Lithops provides built-in internal tools to supply the user with technical statistics of job execution.

Execution summary plots#

The plot() method from FunctionExecutor creates a scatter plot and a histogram plot showing a summary of the tasks executed by a FunctionExecutor. By default, lithops creates a plots/ directory in the working directory path containing both plots in PNG format. For more details refer to the FunctionExecutor API reference.

  • Scatter Plot: the scatter plot shows a timeline on the horizontal axis where the stages of all invocations are arranged on the vertical axis.
    • host submit indicates the time that the orchestrator process has invoked the function.

    • call start indicates the timestamp at which the function starts its execution.

    • call done indicates the timestamp at which the function has finished its execution.
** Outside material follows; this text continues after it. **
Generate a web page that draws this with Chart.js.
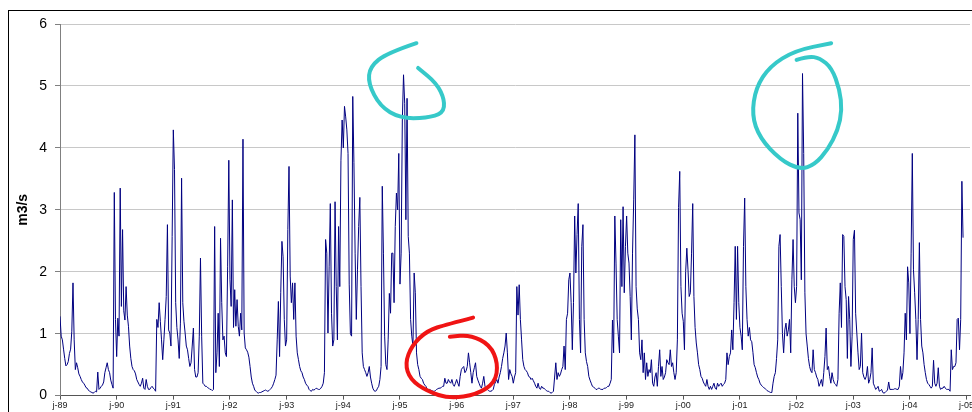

    • status fetched indicates the timestamp at which the orchestrator process has received the function completion signal.

Lithops timeline plot
  • Histogram Plot: the histogram shows a timeline on the horizontal axis showing the execution time of the different functions arranged on the vertical axis. Each execution time of a function is shown in horizontal gray lines. In addition, the total number of functions running in parallel at each time is shown as a line graph.

Lithops histogram plot

The following example snipped was used to create the execution plots shown above:

import random
import lithops
import time


def my_map_function(id, x):
    print("I'm activation number {}".format(id))
    time.sleep(random.randint(5, 10))  # Do some work...
    return x + 7


fexec = lithops.FunctionExecutor()
fexec.map(my_map_function, range(500))
fexec.wait()
fexec.plot()

Execution stats#

The Future and FutureList objects contain a stats attribute which is a dictionary where different statistics of a given lithops job are stored. The user can obtain these statistics through the future object:

import lithops
from pprint import pprint

def my_function(x):
    return x + 7

fexec = lithops.FunctionExecutor()
future = fexec.call_async(my_function, 3)
result = fexec.get_result(fs=future)
pprint(future.stats)
{'chunksize': 1,
 'data_size_bytes': 21,
 'func_module_size_bytes': 556,
 'func_result_size': 26.0,
 'host_data_upload_time': 0,
 'host_func_upload_time': 0.610441,
 'host_job_create_tstamp': 1647526900.752052,
 'host_job_created_time': 0.61281,
 'host_job_serialize_time': 0.001555,
 'host_result_done_tstamp': 1647526904.5000103,
 'host_result_query_count': 1,
 'host_status_done_tstamp': 1647526903.6858306,
 'host_status_query_count': 2,
 'host_submit_tstamp': 1647526901.3674674,
 'worker_cold_start': True,
 'worker_end_tstamp': 1647526902.397567,
 'worker_exec_time': 0.23604679,
 'worker_func_end_tstamp': 1647526902.2985177,
 'worker_func_exec_time': 1.91e-06,
 'worker_func_start_tstamp': 1647526902.2985158,
 'worker_result_upload_time': 0.07001352,
 'worker_start_tstamp': 1647526902.1615202}

Stat

Description

chunksize

The number of “chunks” the function has processed. It is given by the “chunksize” parameter of the FunctionExecutor job submit. A chunksize of N means that the function has processed N elements of the input list.

data_size_bytes

Size in bytes of the input data processed by this function. That is, the object size of the input list item processed by this function. Note that if the function processes data obtained from object storage, this value does not include the size of that data, only those that have been serialized and sent from the host process to the function.

func_module_size_bytes

Size in bytes of the dependencies (function and modules) serialized and uploaded by the host process.

func_result_size

Size in bytes of the result object of the function that has been returned by the return statement. Note that if the function uploads the result to object storage and, for example, only returns the key of the object through the return statement, this parameter will indicate the size of the key and not the size of the actual result data.

host_data_upload_time

Total time taken by the host process to upload the input data to cloud object storage.

host_func_upload_time

Total time taken by the host process to upload the dependencies (function and serialized modules) to cloud object storage.

host_job_create_tstamp

Timestamp of the job creation, i.e. the initial time of the call to call_async, map or map_reduce.

host_job_created_time

Total time taken by the host process to create the job.

host_job_serialize_time

Total time taken by the host process to serialize the input data and dependencies (functions and modules).

host_result_done_tstamp

Timestamp of when host received the function result from cloud object storage.

host_result_query_count

Number of queries to the object storage to get the status object (synchronize the completion of the function)

host_status_done_tstamp

Timestamp of when the host received the signal that the function has finished its execution.

host_status_query_count

Number of queries to the object storage to get the result object

host_submit_tstamp

Timestamp of function invocation.

worker_cold_start

Indicates whether it was a “warm” invocation (the container was already running) or “cold” (the container had to be deployed).

worker_end_tstamp

Timestamp in which the worker function had finished its execution.

worker_exec_time

Total execution time of the worker function (lithops wrapper + user defined funtion execution time).

worker_func_end_tstamp

Timestamp of the end of execution of the user-defined function.

worker_func_exec_time

Total execution time of the user-defined function.

worker_func_start_tstamp

Timestamp of the start of execution of the user-defined function.

worker_result_upload_time

Total time taken for the function to upload the result to cloud object storage.

worker_start_tstamp

Timestamp of the start of the worker function.